EXERCISE BRIEF:
All of the lines below are to be printed again exactly; images are excluded from the output.

DATA SEGMENT:
Start

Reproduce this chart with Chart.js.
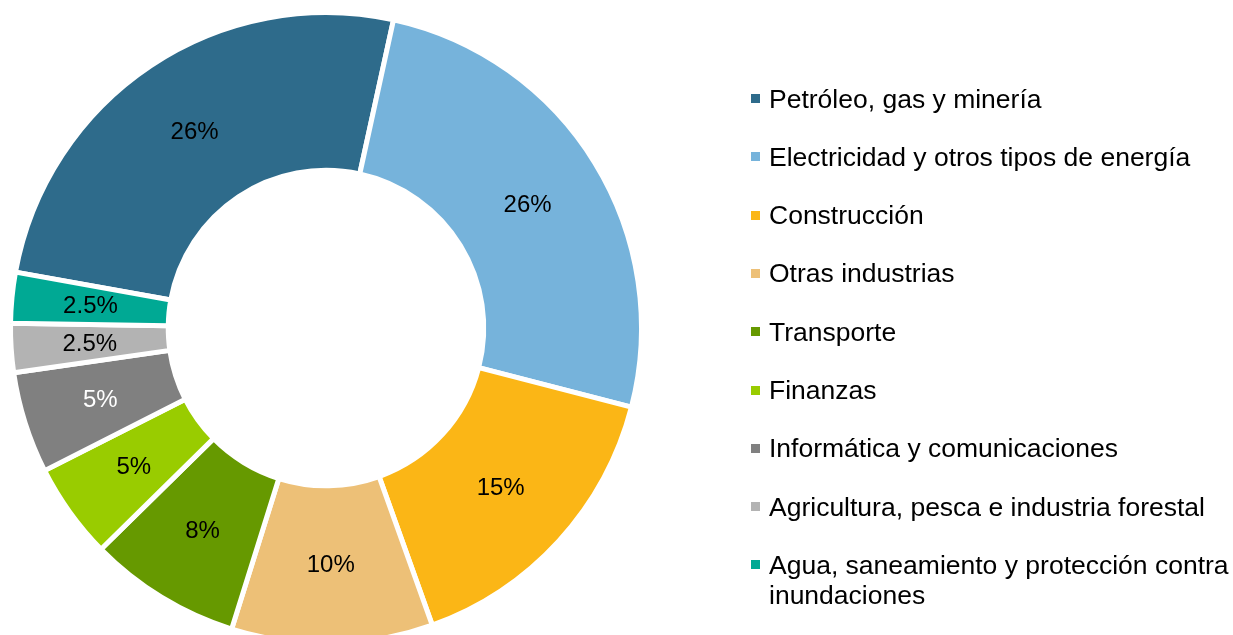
<!DOCTYPE html>
<html lang="es">
<head>
<meta charset="utf-8">
<title>Distribución por sector</title>
<script src="https://cdn.jsdelivr.net/npm/chart.js@4.4.1/dist/chart.umd.min.js"></script>
<style>
  html, body { margin: 0; padding: 0; background: #ffffff; overflow: hidden; }
  body { width: 1233px; height: 635px; position: relative; font-family: "Liberation Sans", Arial, sans-serif; }
  #chartWrap { position: absolute; left: 0; top: 0; width: 652px; height: 635px; }
  #legend { position: absolute; left: 0; top: 0; width: 1233px; height: 635px; pointer-events: none; }
  .item { position: absolute; left: 751px; width: 480px; }
  .sw { position: absolute; left: 0; top: 10.5px; width: 9px; height: 9px; }
  .txt { position: absolute; left: 18px; top: 0; width: 470px; font-size: 26.5px; line-height: 30px; color: #000; }
</style>
</head>
<body>
<div id="chartWrap"><canvas id="c"></canvas></div>
<div id="legend"></div>
<script>
// Sectors (clockwise from the left, just above horizontal)
const categories = [
  "Petróleo, gas y minería",
  "Electricidad y otros tipos de energía",
  "Construcción",
  "Otras industrias",
  "Transporte",
  "Finanzas",
  "Informática y comunicaciones",
  "Agricultura, pesca e industria forestal",
  "Agua, saneamiento y protección contra inundaciones"
];
// Shares (%)
const shares = [25.6, 25.6, 15.5, 10.3, 7.8, 4.9, 5.2, 2.5, 2.6];
// Printed labels
const valueLabels = ["26%", "26%", "15%", "10%", "8%", "5%", "5%", "2.5%", "2.5%"];
const sliceColors = ["#2E6B8B", "#76B3DB", "#FBB616", "#EDC077", "#669900", "#99CC00", "#808080", "#B3B3B3", "#00A994"];
const labelColors = ["#000", "#000", "#000", "#000", "#000", "#000", "#fff", "#000", "#000"];

const labelPlugin = {
  id: "sliceLabels",
  afterDatasetsDraw(chart) {
    const ctx = chart.ctx;
    const meta = chart.getDatasetMeta(0);
    ctx.save();
    ctx.font = '24px "Liberation Sans", Arial, sans-serif';
    ctx.textAlign = "center";
    ctx.textBaseline = "middle";
    meta.data.forEach((arc, i) => {
      const p = arc.tooltipPosition();
      ctx.fillStyle = labelColors[i];
      ctx.fillText(valueLabels[i], p.x, p.y + 1);
    });
    ctx.restore();
  }
};

new Chart(document.getElementById("c"), {
  type: "doughnut",
  data: {
    labels: categories,
    datasets: [{
      data: shares,
      backgroundColor: sliceColors,
      borderColor: "#ffffff",
      borderWidth: 5,
      hoverOffset: 0,
      clip: false
    }]
  },
  options: {
    responsive: true,
    maintainAspectRatio: false,
    animation: false,
    rotation: -79.8,
    radius: 315.5,
    cutout: "50%",
    layout: { padding: { top: 21, bottom: 0, left: 0, right: 0 } },
    events: [],
    plugins: {
      legend: { display: false },
      tooltip: { enabled: false }
    }
  },
  plugins: [labelPlugin]
});

// Legend (HTML text)
const legend = document.getElementById("legend");
categories.forEach((name, i) => {
  const item = document.createElement("div");
  item.className = "item";
  item.style.top = (98.5 + i * 58.3 - 15) + "px";
  const sw = document.createElement("span");
  sw.className = "sw";
  sw.style.background = sliceColors[i];
  const txt = document.createElement("span");
  txt.className = "txt";
  txt.textContent = name;
  item.appendChild(sw);
  item.appendChild(txt);
  legend.appendChild(item);
});
</script>
</body>
</html>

End

OUTPUT FOR THIS EXERCISE:
Reproduce this chart with Chart.js.
<!DOCTYPE html>
<html lang="es">
<head>
<meta charset="utf-8">
<title>Distribución por sector</title>
<script src="https://cdn.jsdelivr.net/npm/chart.js@4.4.1/dist/chart.umd.min.js"></script>
<style>
  html, body { margin: 0; padding: 0; background: #ffffff; overflow: hidden; }
  body { width: 1233px; height: 635px; position: relative; font-family: "Liberation Sans", Arial, sans-serif; }
  #chartWrap { position: absolute; left: 0; top: 0; width: 652px; height: 635px; }
  #legend { position: absolute; left: 0; top: 0; width: 1233px; height: 635px; pointer-events: none; }
  .item { position: absolute; left: 751px; width: 480px; }
  .sw { position: absolute; left: 0; top: 10.5px; width: 9px; height: 9px; }
  .txt { position: absolute; left: 18px; top: 0; width: 470px; font-size: 26.5px; line-height: 30px; color: #000; }
</style>
</head>
<body>
<div id="chartWrap"><canvas id="c"></canvas></div>
<div id="legend"></div>
<script>
// Sectors (clockwise from the left, just above horizontal)
const categories = [
  "Petróleo, gas y minería",
  "Electricidad y otros tipos de energía",
  "Construcción",
  "Otras industrias",
  "Transporte",
  "Finanzas",
  "Informática y comunicaciones",
  "Agricultura, pesca e industria forestal",
  "Agua, saneamiento y protección contra inundaciones"
];
// Shares (%)
const shares = [25.6, 25.6, 15.5, 10.3, 7.8, 4.9, 5.2, 2.5, 2.6];
// Printed labels
const valueLabels = ["26%", "26%", "15%", "10%", "8%", "5%", "5%", "2.5%", "2.5%"];
const sliceColors = ["#2E6B8B", "#76B3DB", "#FBB616", "#EDC077", "#669900", "#99CC00", "#808080", "#B3B3B3", "#00A994"];
const labelColors = ["#000", "#000", "#000", "#000", "#000", "#000", "#fff", "#000", "#000"];

const labelPlugin = {
  id: "sliceLabels",
  afterDatasetsDraw(chart) {
    const ctx = chart.ctx;
    const meta = chart.getDatasetMeta(0);
    ctx.save();
    ctx.font = '24px "Liberation Sans", Arial, sans-serif';
    ctx.textAlign = "center";
    ctx.textBaseline = "middle";
    meta.data.forEach((arc, i) => {
      const p = arc.tooltipPosition();
      ctx.fillStyle = labelColors[i];
      ctx.fillText(valueLabels[i], p.x, p.y + 1);
    });
    ctx.restore();
  }
};

new Chart(document.getElementById("c"), {
  type: "doughnut",
  data: {
    labels: categories,
    datasets: [{
      data: shares,
      backgroundColor: sliceColors,
      borderColor: "#ffffff",
      borderWidth: 5,
      hoverOffset: 0,
      clip: false
    }]
  },
  options: {
    responsive: true,
    maintainAspectRatio: false,
    animation: false,
    rotation: -79.8,
    radius: 315.5,
    cutout: "50%",
    layout: { padding: { top: 21, bottom: 0, left: 0, right: 0 } },
    events: [],
    plugins: {
      legend: { display: false },
      tooltip: { enabled: false }
    }
  },
  plugins: [labelPlugin]
});

// Legend (HTML text)
const legend = document.getElementById("legend");
categories.forEach((name, i) => {
  const item = document.createElement("div");
  item.className = "item";
  item.style.top = (98.5 + i * 58.3 - 15) + "px";
  const sw = document.createElement("span");
  sw.className = "sw";
  sw.style.background = sliceColors[i];
  const txt = document.createElement("span");
  txt.className = "txt";
  txt.textContent = name;
  item.appendChild(sw);
  item.appendChild(txt);
  legend.appendChild(item);
});
</script>
</body>
</html>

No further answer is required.